There are good things about working alone, says Rawlings, who is wearing a black T-shirt and cap. He keeps all the tips and he gets to experiment a little with the menu. He makes a Blue Smoky Mountain burger, that mixes bleu cheese with the barbecue sauce. As a bow to history, he writes "S & E" in sauce on the cheese of each cheeseburger, for Steak 'n Egg.

He likes the food and he likes Oz. "The dirtiest job in here, Oz will do it," he says.

And he likes the pressure. "You drop it, they see it," he says. "And you burn yourself, you can't go off screaming."

Each of the cooks has the same scar on his forearm -- from the waffle iron.

Well-Oiled Machine

As Rawlings's shift winds down around 10:30, business picks up. Students in baseball caps order waffles and ice cream. A silver-haired man in a blazer and gray flannels orders two eggs, sunny-side up. Sike Sharigan, who gives his age as "62 or more," likes to stop by on his way home from a night of socializing at his favorite downtown watering hole, the Prime Rib. "If I don't have dinner there, I have it here," he says. "People who work here are very industrious."

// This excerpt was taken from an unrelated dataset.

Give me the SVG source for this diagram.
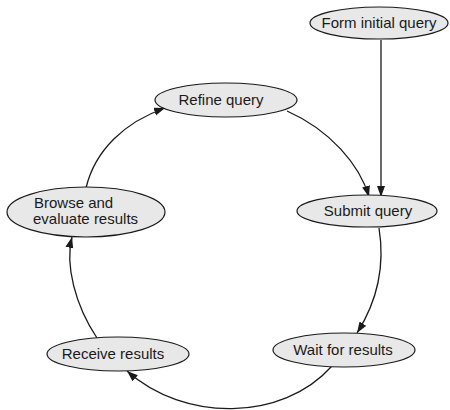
<svg xmlns="http://www.w3.org/2000/svg" width="450" height="410" viewBox="0 0 450 410">
<style>
.node ellipse{fill:#e8e8e8;stroke:#1a1a1a;stroke-width:1.2}
.node text{font-family:"Liberation Sans",Arial,sans-serif;font-size:15px;fill:#1a1a1a}
.c{text-anchor:middle}
.edges path{fill:none;stroke:#1a1a1a;stroke-width:1.3;marker-end:url(#arr)}
</style>
<defs>
<marker id="arr" markerUnits="userSpaceOnUse" markerWidth="12" markerHeight="10" refX="11" refY="4" orient="auto">
<path d="M0,0 L11,4 L0,8 Z" fill="#1a1a1a"/>
</marker>
</defs>
<rect width="450" height="410" fill="#fff"/>
<g class="edges">
<path d="M381,40 L381,197"/>
<path d="M287,111 C330,130 360,165 369,197"/>
<path d="M379,228 C385,265 378,300 357,333"/>
<path d="M332,366 C282,422 184,422 127,371"/>
<path d="M97,338 C75,305 65,265 72,237"/>
<path d="M86,188 C95,150 125,122 165,108"/>
</g>
<g id="form" class="node"><ellipse cx="379" cy="23" rx="69" ry="16"/><text class="c" x="379" y="28">Form initial query</text></g>
<g id="refine" class="node"><ellipse cx="226" cy="100" rx="71" ry="17"/><text class="c" x="221" y="105">Refine query</text></g>
<g id="browse" class="node"><ellipse cx="86" cy="212" rx="79" ry="25"/><text x="34" y="208">Browse and</text><text x="33" y="224">evaluate results</text></g>
<g id="submit" class="node"><ellipse cx="367" cy="211" rx="70" ry="16"/><text class="c" x="368" y="216">Submit query</text></g>
<g id="wait" class="node"><ellipse cx="344" cy="350" rx="71" ry="17"/><text class="c" x="343" y="355">Wait for results</text></g>
<g id="receive" class="node"><ellipse cx="118" cy="354" rx="71" ry="17"/><text class="c" x="113" y="359">Receive results</text></g>
</svg>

The energy rubs off on others: The guys who run their coffeehouse in the bottom of Politics & Prose bookstore honed their business plan while meeting at the diner.

So does the ease: Erika Eckstrom, 21, and Jon Smith, 20, are having a late-night meal together. She works for the Peace Corps; he's an Army sergeant stationed at Fort Myer.

God bless America.

There is a drunk woman at the counter talking Rawlings's ear off. She asks if any celebrities ever come in. Rawlings says Mike Tyson once showed up and ate two Smoky Mountain burgers.

Just before 11, cook Kevin Naylor and waiter Malcolm Magwood arrive. They immediately pitch in. Naylor hands menus to three customers; Magwood empties garbage. The transition is seamless.

Both men wear the informal Steak 'n Egg uniform -- black T-shirts and caps. Naylor has wire-rims.

The sounds: the kuh-lank of clean plates going back on the shelf, the scrrrrippp of the spatula scraping the edge of the grill. The ssshhhiiissshhh of vegetable oil on the grill and the boom-she-boom of hip-hop songs on the radio.

At 1:20, a cop comes in and Naylor fixes her some hash browns. Ten minutes later, steak lover David Iscoe is back, with four friends in tow, for some chili-and-cheese hash browns.

The patio is closed tonight. If people want to sit outside, they must order their food to go. Magwood explains this to a young brunet woman who asks for a root beer float. She is wearing a blue T-shirt that reads: "If you love him, set him free. If he doesn't come back, he's with me."

Magwood tells her that the outside is closed.

"Even for strippers?" the woman says, lifting her T-shirt and flashing Magwood and Naylor in the doorway.

Somehow, Magwood finds a way to deliver the root beer float and other food to the patio.

"Welcome to the night shift, dude," says Naylor, returning to the grill.

The stripper sits with a cop who says he's not hungry, he just wants to watch her eat.

It's 3:05 a.m. and the place is hopping. There are 15 people in the diner, ordering and eating. Naylor is in the zone -- flipping hash browns, laying down the bacon presses, snatching buns from a bag and cheese slices from a stack. He applies liberal amounts of vegetable oil to just about everything. Ssshhhiiissshhh !

Before you know it, the sun is up. Eventually the next shift will arrive. If all goes according to plan, they will follow Barrie's philosophy of industry, ingenuity, generosity. They will keep pouring the coffee, poaching the eggs, using the lulls to prepare for the onslaughts and -- from this one small place -- they will keep their world spinning.